In turn, the subject matter of patents may be investigated and verified and elaborated; the
technological/scientific contribution to knowledge is not insulated from analysis, study,
and experimentation for the twenty years until patent expiration. (slip op at 30)
It is important to recognize that this is not equivalent to the preemption argument often invoked by the US Supreme Court in subject matter cases: see Bilski 130 S Ct 3218 at 3270, quoting Benson 409 US 63 at 70-71. The preemption argument invoked by the USSC complains that the effect of the patent is a practical monopoly on the idea disclosed in the patent. The majority in Classen did not object to claims which monopolize all practical applications of the information: “A pioneering invention, that meets the substantive criteria of patentability, may indeed warrant broad scope. Breadth does not negative patent eligibility, although it may not meet the conditions of patentability” (slip op at 31). It is monopolization of the information itself that is objectionable. This is consistent with the standard Canadian position, that a patent may preempt all practical applications of an idea, so long as the patentee’s inventive contribution lies in the idea itself: see Fox 4th ed at 29.

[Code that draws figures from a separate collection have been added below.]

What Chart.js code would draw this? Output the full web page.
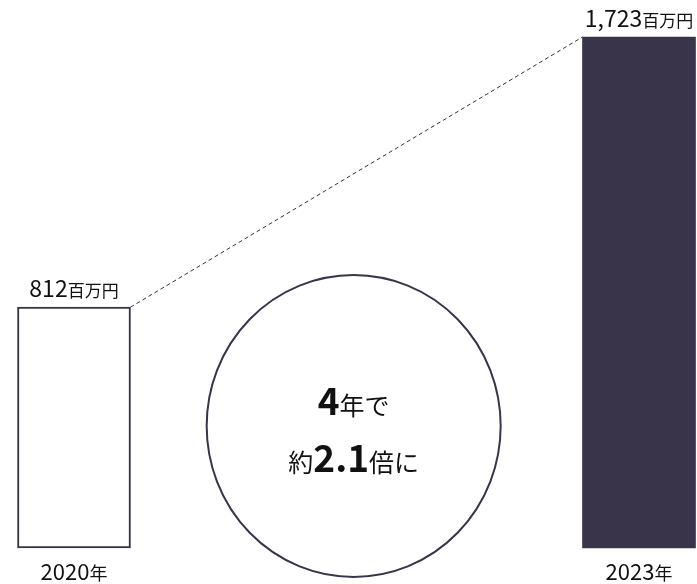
<!DOCTYPE html>
<html>
<head>
<meta charset="utf-8">
<script src="https://cdn.jsdelivr.net/npm/chart.js@4"></script>
<style>
  body { margin: 0; background: #fff; }
  #wrap { width: 697px; height: 584px; position: relative; }
</style>
</head>
<body>
<div id="wrap"><canvas id="chart"></canvas></div>
<script>
const years = ['2020年', '2023年'];
const values = [812, 1723];
const unit = '百万円';
const growthYears = '4';
const growthRatio = '2.1';

const dark = '#39344a';
const font = "'Noto Sans CJK JP', 'Noto Sans', sans-serif";

// draws a list of [text, size, weight] pieces centred on x
function drawRuns(ctx, runs, x, y) {
    let total = 0;
    runs.forEach(r => {
        ctx.font = `${r[2] || 'normal'} ${r[1]}px ${font}`;
        r.w = ctx.measureText(r[0]).width;
        total += r.w;
    });
    let cx = x - total / 2;
    runs.forEach(r => {
        ctx.font = `${r[2] || 'normal'} ${r[1]}px ${font}`;
        ctx.fillText(r[0], cx, y);
        cx += r.w;
    });
}

const overlay = {
    id: 'overlay',
    afterDatasetsDraw(chart) {
        const ctx = chart.ctx;
        const area = chart.chartArea;
        const bars = chart.getDatasetMeta(0).data;
        const b1 = bars[0], b2 = bars[1];

        ctx.save();
        // dashed connector
        ctx.strokeStyle = '#333';
        ctx.lineWidth = 1;
        ctx.setLineDash([4, 3]);
        ctx.beginPath();
        ctx.moveTo(b1.x + b1.width / 2, b1.y);
        ctx.lineTo(b2.x - b2.width / 2, b2.y);
        ctx.stroke();
        ctx.setLineDash([]);

        // circle
        const cx = area.left + area.width * 0.495;
        const cy = area.bottom - 122;
        ctx.strokeStyle = dark;
        ctx.lineWidth = 2;
        ctx.beginPath();
        ctx.ellipse(cx, cy, 147, 151, 0, 0, Math.PI * 2);
        ctx.stroke();

        ctx.fillStyle = '#111';
        ctx.textAlign = 'left';
        ctx.textBaseline = 'alphabetic';
        drawRuns(ctx, [[growthYears, 37, '600'], ['年で', 25]], cx, cy - 11);
        drawRuns(ctx, [['約', 25], [growthRatio, 37, '600'], ['倍に', 25]], cx, cy + 46);

        // value labels
        bars.forEach((b, i) => {
            drawRuns(ctx, [[values[i].toLocaleString('en-US'), 23], [unit, 17]], b.x, b.y - 10);
            drawRuns(ctx, [[years[i].replace('年', ''), 22], ['年', 18]], b.x, area.bottom + 32);
        });
        ctx.restore();
    }
};

new Chart(document.getElementById('chart'), {
    type: 'bar',
    data: {
        labels: years,
        datasets: [{
            data: values,
            backgroundColor: ['#ffffff', dark],
            borderColor: dark,
            borderWidth: [2, 0],
            borderSkipped: false,
            barThickness: 113,
            clip: false
        }]
    },
    options: {
        responsive: true,
        maintainAspectRatio: false,
        animation: false,
        layout: { padding: { left: 74, right: 58, top: 37, bottom: 36 } },
        plugins: { legend: { display: false }, tooltip: { enabled: false } },
        scales: {
            x: { display: false, offset: false },
            y: { display: false, min: 0, max: 1723 }
        }
    },
    plugins: [overlay]
});
</script>
</body>
</html>
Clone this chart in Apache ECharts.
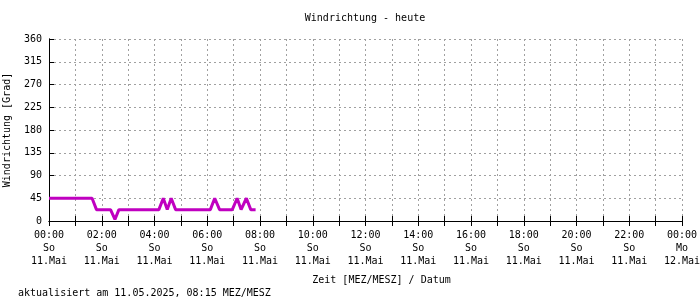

In my article on the principles of the rule against abstract claims, I suggested that there are three rationales that might support the negative aspect of the rule, though it is difficult to determine which rationale is best supported by the case-law, simply because there is so little case-law actually applying the negative corollary. I must admit that while I find the majority conclusion in Classen to be compelling, it is not clear to me which, if any, of my proposed rationales explains that result. This makes the case all the more thought-provoking.
The other interesting aspect of Classen is the CAFC’s treatment of Bilski. In a forthcoming article in the CIPR, “The Rule Against Abstract Claims: A Critical Perspective on US Jurisprudence” (draft here), I argue that the USSC has systematically mis-interpreted the rule against abstract claims, wrongly using it in an attempt to impose field-specific restrictions. The CAFC has traditionally responded by selectively interpreting the ambiguous aspects of the USSC decisions in order to return to an orthodox position consistent with that expressed by the SCC in Shell Oil. This is particularly evident in the CAFC response to the trilogy of USSC decisions on computer-related inventions (see my paper for a more detailed discussion). The majority in Classen is adopting the same strategy with respect to Bilski. While Bilski’s scattered reasoning generally affirmed a variety of what I would call mis-understandings of the rule against abstract claims that were set out in prior USSC decisions, the very incoherence of the decision allowed the Classen majority to interpret the decision according to a more orthodox view of that rule. The decision of Moore J in dissent is more consistent with the spirit of the Bilski decision, in expressing a general dismay at the breadth of the claims (slip op 6-7), and relying both on preemption (8-9), in the typical USSC mode, as referring to practical preemption, not merely preemption of information, to hold the claims invalid.